Album: Generic Flipper – Flipper

Nelle vene dei Flipper scorreva tanto punk quanto garage. E non c’è da stupirsi, la San Francisco non ancora pienamente sotto l’egemonia dell’hardcore “biafriano” viveva di fertili contraddizioni, più materiali tangibili, meno naif rispetto a ciò che accadeva nella East Coast newyorkese. Più simili come concezione alle belve punk dei Germs capitanati da quel biondo cantante dalla vita veloce; duri, glaciali, tenebrosi nello stesso modo dei Dead Kennedys.

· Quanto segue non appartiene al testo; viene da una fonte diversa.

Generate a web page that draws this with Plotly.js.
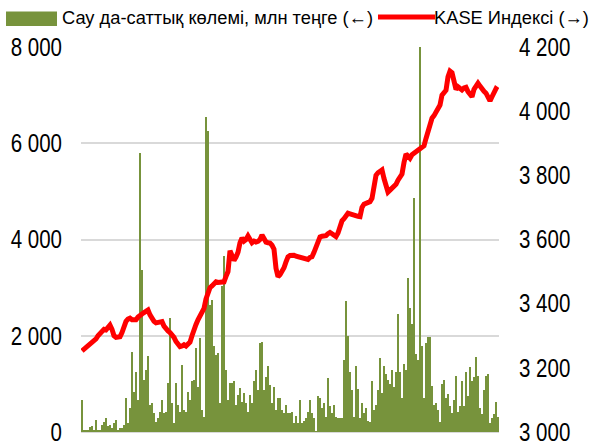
<!DOCTYPE html>
<html>
<head>
<meta charset="utf-8">
<script src="https://cdn.plot.ly/plotly-3.0.1.min.js"></script>
<style>html,body{margin:0;padding:0;background:#fff;}#chart{width:598px;height:448px;}</style>
</head>
<body>
<div id="chart"></div>
<script>
// Trading volume, mln tenge (left axis)
const volume = [
660,40,40,50,110,125,50,250,40,50,150,215,285,125,150,75,180,250,50,75,
75,145,700,195,490,1670,840,1255,665,5800,3375,1080,1290,1580,
560,600,390,215,285,425,665,390,425,1010,2370,600,180,1010,560,425,
1395,460,425,840,665,1050,1080,1740,945,1950,460,320,6540,6250,2640,2750,1780,1600,1640,
600,3030,3665,1290,665,1010,1010,1050,560,770,910,630,805,600,425,770,600,1050,1290,875,
1845,1880,875,1150,1375,980,600,945,460,700,700,460,390,560,390,
400,425,180,335,180,665,180,235,285,425,665,390,285,30,750,700,490,600,320,1120,
540,390,560,320,285,285,285,1500,2715,2000,1255,875,320,1375,890,
285,610,390,490,235,215,1070,460,560,875,1535,805,1375,1210,1080,1000,1290,945,1255,2460,
1255,700,1415,1290,3200,2575,2250,4870,1625,1500,8200,1790,700,1845,1970,
1970,960,560,600,460,215,1000,1080,700,790,540,390,665,1165,425,540,1050,540,1255,750,
1345,1050,1140,1550,1165,490,375,875,1165,1210,180,285,375,630,320
];
// KASE index (right axis)
const kase = [
3253,3258,3265,3270,3275,3280,3285,3290,3300,3308,
3316,3320,3318,3328,3333,3320,3300,3295,3298,3297,
3310,3335,3345,3352,3355,3350,3348,3350,3358,3365,
3368,3372,3378,3380,3365,3350,3345,3340,3342,3345,
3344,3330,3320,3315,3310,3305,3295,3282,3272,3266,
3268,3272,3268,3275,3280,3300,3322,3335,3350,3360,
3368,3385,3415,3432,3450,3455,3462,3468,3466,3468,
3470,3468,3485,3500,3565,3545,3535,3545,3560,3590,
3605,3595,3600,3611,3598,3590,3595,3592,3594,3600,
3614,3600,3592,3590,3589,3582,3570,3510,3484,3490,
3500,3512,3530,3546,3550,3552,3551,3548,3546,3546,
3542,3538,3536,3538,3544,3546,3560,3578,3595,3608,
3610,3611,3612,3618,3622,3618,3612,3609,3620,3640,
3658,3665,3675,3682,3680,3677,3676,3675,3672,3671,
3700,3710,3712,3716,3718,3728,3760,3800,3808,3815,
3817,3790,3760,3748,3754,3760,3765,3772,3785,3796,
3804,3840,3866,3860,3853,3864,3868,3876,3880,3884,
3888,3892,3915,3940,3967,3978,3986,4000,4010,4019,
4050,4058,4065,4107,4125,4120,4085,4068,4076,4072,
4066,4072,4074,4061,4050,4045,4068,4082,4087,4078,
4068,4062,4056,4042,4032,4045,4058,4070,4066
];
const seriesNames = ['Сау да-саттық көлемі, млн теңге (←)', 'KASE Индексі (→)'];
const leftTicks = [0, 2000, 4000, 6000, 8000];
const leftTickText = ['0', '2 000', '4 000', '6 000', '8 000'];
const rightTicks = [3000, 3200, 3400, 3600, 3800, 4000, 4200];
const rightTickText = ['3 000', '3 200', '3 400', '3 600', '3 800', '4 000', '4 200'];

const days = volume.map((_, i) => i);
const FONT = 'Liberation Sans, Arial, sans-serif';
const GREEN = '#77933C';
const RED = '#FF0000';

const traces = [
  {type: 'bar', x: days, y: volume, name: seriesNames[0], marker: {color: GREEN, line: {width: 0}}, yaxis: 'y', hoverinfo: 'y'},
  {type: 'scatter', mode: 'lines', x: days, y: kase, name: seriesNames[1], line: {color: RED, width: 5}, yaxis: 'y2', hoverinfo: 'y'}
];

const layout = {
  width: 598, height: 448,
  margin: {l: 81, r: 99, t: 47, b: 16, pad: 0},
  paper_bgcolor: '#fff', plot_bgcolor: '#fff',
  showlegend: false,
  bargap: 0,
  font: {family: FONT, size: 25, color: '#000'},
  xaxis: {range: [-0.5, volume.length - 0.5], showticklabels: false, showgrid: false, zeroline: false, showline: false, ticks: ''},
  yaxis: {range: [0, 8000], tickvals: leftTicks, ticktext: leftTickText, showgrid: true, gridcolor: '#D9D9D9', gridwidth: 2,
          zeroline: true, zerolinecolor: '#D9D9D9', zerolinewidth: 2, showline: false, ticks: '', ticklabelstandoff: 18,
          tickfont: {family: FONT, size: 25, color: '#000'}},
  yaxis2: {range: [3000, 4200], overlaying: 'y', side: 'right', tickvals: rightTicks, ticktext: rightTickText,
           showgrid: false, zeroline: false, showline: false, ticks: '', ticklabelstandoff: 19,
           tickfont: {family: FONT, size: 25, color: '#000'}},
  shapes: [
    {type: 'rect', xref: 'paper', yref: 'paper', x0: -0.1794, x1: -0.0574, y0: 1.0545, y1: 1.0922, fillcolor: GREEN, line: {width: 0}},
    {type: 'line', xref: 'paper', yref: 'paper', x0: 0.7105, x1: 0.8469, y0: 1.0779, y1: 1.0779, line: {color: RED, width: 5}}
  ],
  annotations: [
    {xref: 'paper', yref: 'paper', x: 0.3266, y: 1.0766, xanchor: 'center', yanchor: 'middle', showarrow: false, text: seriesNames[0], font: {family: FONT, size: 18.3, color: '#000'}},
    {xref: 'paper', yref: 'paper', x: 1.0306, y: 1.0766, xanchor: 'center', yanchor: 'middle', showarrow: false, text: seriesNames[1], font: {family: FONT, size: 18.3, color: '#000'}}
  ]
};

Plotly.newPlot('chart', traces, layout, {displayModeBar: false, staticPlot: true}).then(function (gd) {
  // narrow the tick digits horizontally, like the condensed typeface of the original
  function squeeze(sel, f) {
    gd.querySelectorAll(sel).forEach(function (t) {
      var w = t.getComputedTextLength();
      t.setAttribute('textLength', (w * f).toFixed(1));
      t.setAttribute('lengthAdjust', 'spacingAndGlyphs');
    });
  }
  squeeze('.ytick text', 0.82);
  squeeze('.y2tick text', 0.82);
});
</script>
</body>
</html>
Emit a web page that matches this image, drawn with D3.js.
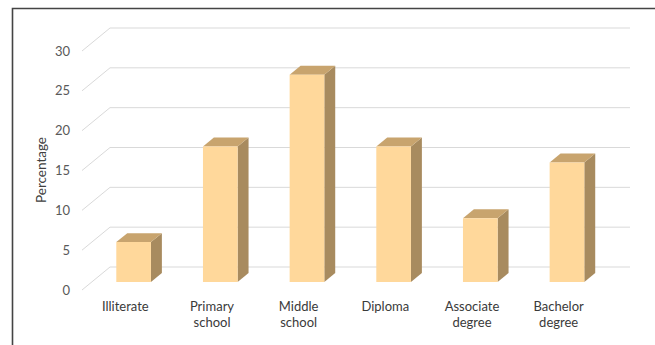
<!DOCTYPE html>
<html>
<head>
<meta charset="utf-8">
<script src="https://cdn.jsdelivr.net/npm/d3@7"></script>
<style>
  html, body { margin: 0; padding: 0; background: #fff; }
  svg { display: block; }
  text { font-family: Lato, "Open Sans", sans-serif; }
</style>
</head>
<body>
<svg id="chart" width="655" height="345"></svg>
<script>
// Education level distribution (percentage of respondents)
const categories = ["Illiterate", "Primary school", "Middle school", "Diploma", "Associate degree", "Bachelor degree"];
const values = [5, 17, 26, 17, 8, 15];
const yTicks = [0, 5, 10, 15, 20, 25, 30];

const svg = d3.select("#chart");

// Back wall of the 3D plot area
const back = { left: 110, right: 630, top: 28, bottom: 267 };
// Depth vector: how far the front plane is shifted from the back wall
const depth = { dx: -28, dy: 23 };
const proj = (x, y, d) => [x + depth.dx * d, y + depth.dy * d];

const x = d3.scaleBand().domain(categories).range([back.left, back.right]).paddingInner(0.6).paddingOuter(0.3);
const band = d3.scaleBand().domain(categories).range([back.left, back.right]);
const y = d3.scaleLinear().domain([0, 30]).range([back.bottom, back.top]);

// Frame
svg.append("path")
  .attr("d", `M12.5,345 L12.5,8.5 L655,8.5`)
  .attr("fill", "none").attr("stroke", "#444").attr("stroke-width", 1.6);

// Gridlines: along the back wall and down the side wall
const grid = svg.append("g").attr("fill", "none").attr("stroke", "#d9d9d9").attr("stroke-width", 1);
yTicks.forEach(t => {
  const yb = y(t);
  const f = proj(back.left, yb, 1);
  grid.append("path").attr("d", `M${f[0]},${f[1]} L${back.left},${yb} L${back.right},${yb}`);
});

// Tick labels on the front plane
svg.append("g").selectAll("text").data(yTicks).join("text")
  .attr("x", 70)
  .attr("y", d => y(d) + depth.dy)
  .attr("dy", "0.35em")
  .attr("text-anchor", "end")
  .attr("font-size", 13)
  .attr("fill", "#595959")
  .text(d => d);

// Axis title
svg.append("text")
  .attr("transform", "translate(46,170) rotate(-90)")
  .attr("text-anchor", "middle")
  .attr("font-size", 13.5)
  .attr("fill", "#404040")
  .text("Percentage");

// Bars: front face at depth dFront, back face at depth dBack
const dFront = 0.65, dBack = 0.26;
const bars = svg.append("g");
categories.forEach((c, i) => {
  const x0 = x(c) - 1.5, x1 = x(c) + x.bandwidth() - 1.5;
  const yTop = y(values[i]), yBot = y(0);
  const fTL = proj(x0, yTop, dFront), fTR = proj(x1, yTop, dFront);
  const fBL = proj(x0, yBot, dFront), fBR = proj(x1, yBot, dFront);
  const bTL = proj(x0, yTop, dBack), bTR = proj(x1, yTop, dBack);
  const bBR = proj(x1, yBot, dBack);
  const g = bars.append("g");
  // right side face
  g.append("path").attr("d", `M${fTR} L${bTR} L${bBR} L${fBR}Z`).attr("fill", "#a88b5f");
  // top face
  g.append("path").attr("d", `M${fTL} L${bTL} L${bTR} L${fTR}Z`).attr("fill", "#c8a46e");
  // front face
  g.append("path").attr("d", `M${fTL} L${fTR} L${fBR} L${fBL}Z`).attr("fill", "#ffd89b");
});

// Category labels on the front plane
const labels = svg.append("g").attr("font-size", 13).attr("fill", "#3a3a3a").attr("text-anchor", "middle");
categories.forEach(c => {
  const cx = band(c) + band.bandwidth() / 2 + depth.dx;
  const words = c.split(" ");
  const t = labels.append("text").attr("x", cx).attr("y", 311);
  words.forEach((w, k) => {
    t.append("tspan").attr("x", cx).attr("dy", k === 0 ? 0 : 16).text(w);
  });
});
</script>
</body>
</html>
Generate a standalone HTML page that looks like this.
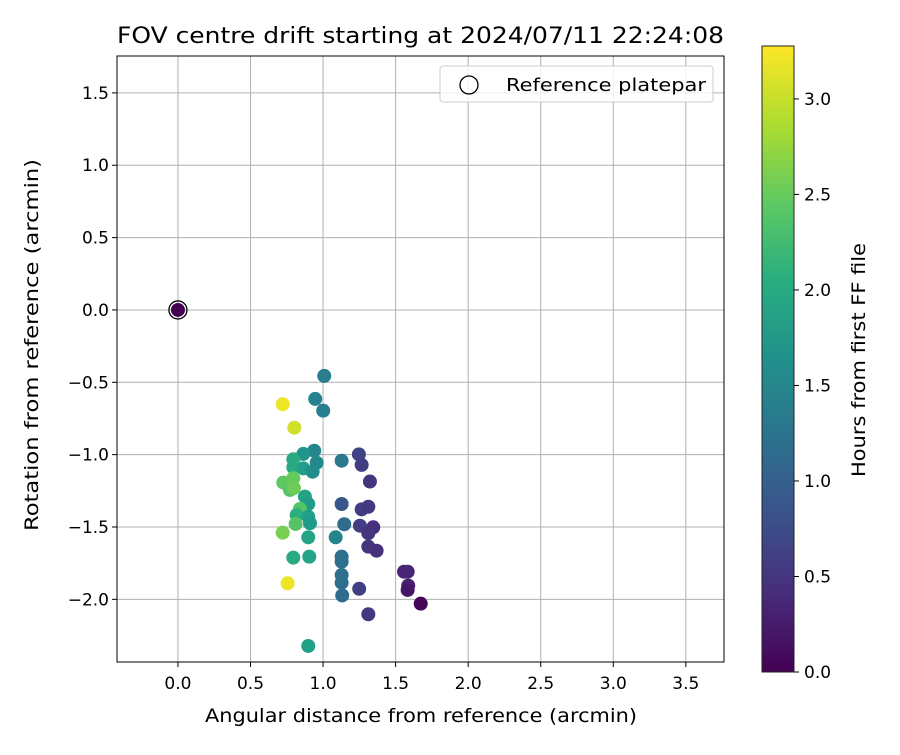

Generic Album Flipper - FlipperI Flipper sono stati tra le band più influenti per la successiva generazione, ispirarono i Melvins che a loro volta ammaliarono un giovane Kurt Cobain, che non smise mai di simpatizzare per la creatura rumorosa di Will Shatter e Bruce Loose. Istrionici e demiurghi capostipiti di un cupo punk sotterraneo, embrione primigenio per tutto ciò che sarà di li ad un decennio. Album: Generic Flipper è il classico disco garage ruvido, difficile, viscerale che fonde in due lati di vinile i timori, i presentimenti e le sconfitte di una generazione illusa tanto dalla chimera punk quanto dalle leggende del flower-power. Sgraziato all’ascolto, concreto nei contenuti: alienazione, politica, conflitti sociali superano le usuali concezioni e approdano in un crudo ritratto della realtà che non lascia spazio a sogni. È vero, Hollywood è vicina e fin troppo dolce è il profumo che emana, tuttavia è pura illusione, la realtà che urlano i Flipper è violentata da vane infatuazioni di gloria.
«No matter how fucked up you are. You are not too fucked to get fucked (up)», questa è la regola dei Flipper.

Scritti a quattro mani tra Shatter e Loose, i brani del lato A sono intrisi fino al midollo di spietato cinismo, che in un altra religione è sinonimo di realismo. Ever brucia come un marchio a fuoco sulla pelle; la band da sfogo alle più comuni paure giovanili,  se lo chiedono tutti in fondo: «Ever live a life that’s real?».
Life is cheap concede qualcosa di più al ritmo, una scesa agli inferi senza biglietto di ritorno; il basso ipnotizza l’ascolto, la batteria di Steve DePace passa in secondo piano rispetto al resto, fatto di profezie metropolitane consumate fino all’osso.  Shed no Tears è il pezzo più nei canoni punk del lotto, tuttavia l’incisività e la personalizzazione rimangono intatte, mentre ascoltando (I saw you) Shine, si capisce bene da dove i Melvins abbiano attinto: stoner elementare!

Il meglio lo si può apprezzare nel lato B, dal lucido ragionamento di The Way of the World che riprende ciò che il post-punk inglese non ha mai saputo concludere. La chitarra di Ted Falconi è spesso superflua, sommersa dalle tonalità gutturali tipiche della band, eppure si rintraccia una certa orecchiabilità del coro pagano che in maniera veggente potrebbe fare il verso alla retorica We are the World, che di li a qualche anno avrebbe rassicurato il mondo benpensante. Life è altrettanto acida, tra sferzate di gain e di feedback, ed un ironia macabra e surreale, «I too, have sung Death’s praise, but I’m not gonna sing that song anymore!»: diffidente inno alla vita!

Nothing e Living for the Depression mostrano il meglio dei Flipper, fin dall’articolato complesso sonoro della prima. Inni senza lodi, figli bastardi di un consumismo aggressivo che si nasconde sotto le gonne della guerra fredda, oramai più che tiepida. I Flipper non credono a ciò che gli dicono di credere, ma questa è una conclusione scontata, rimarcata con le simboliche parole:

«I’m not living life to be
A Real Cheap Fucker Like You
COPOUT!
»

Sex Bomb è il pezzo meglio conosciuto dei Flipper, che prende in prestito un pò dell’energia stoogesiana di Funhouse, se non altro per l’apporto frizzante del sax suonato da un certo enigmatico Bobby. Quasi del tutto strumentale ad eccezione di ossessionati ululati di Loose che implodono in un ammiccante assolo di sax: una festa di sensazioni e rumori!
Un album generico, essenziale, primordiale in certe espressioni. Lucidi e lungimiranti i Flipper esordiscono con un lezzo violento di nauseabonda energia, che aprirà la strada tanto all’underground ed in qualche modo al grunge. Ed ironia della sorte, vedrà la perdita di Will Shatter per overdose, consuetudine generazionale replicata in tempi successivi da altri, più illustri, portavoce.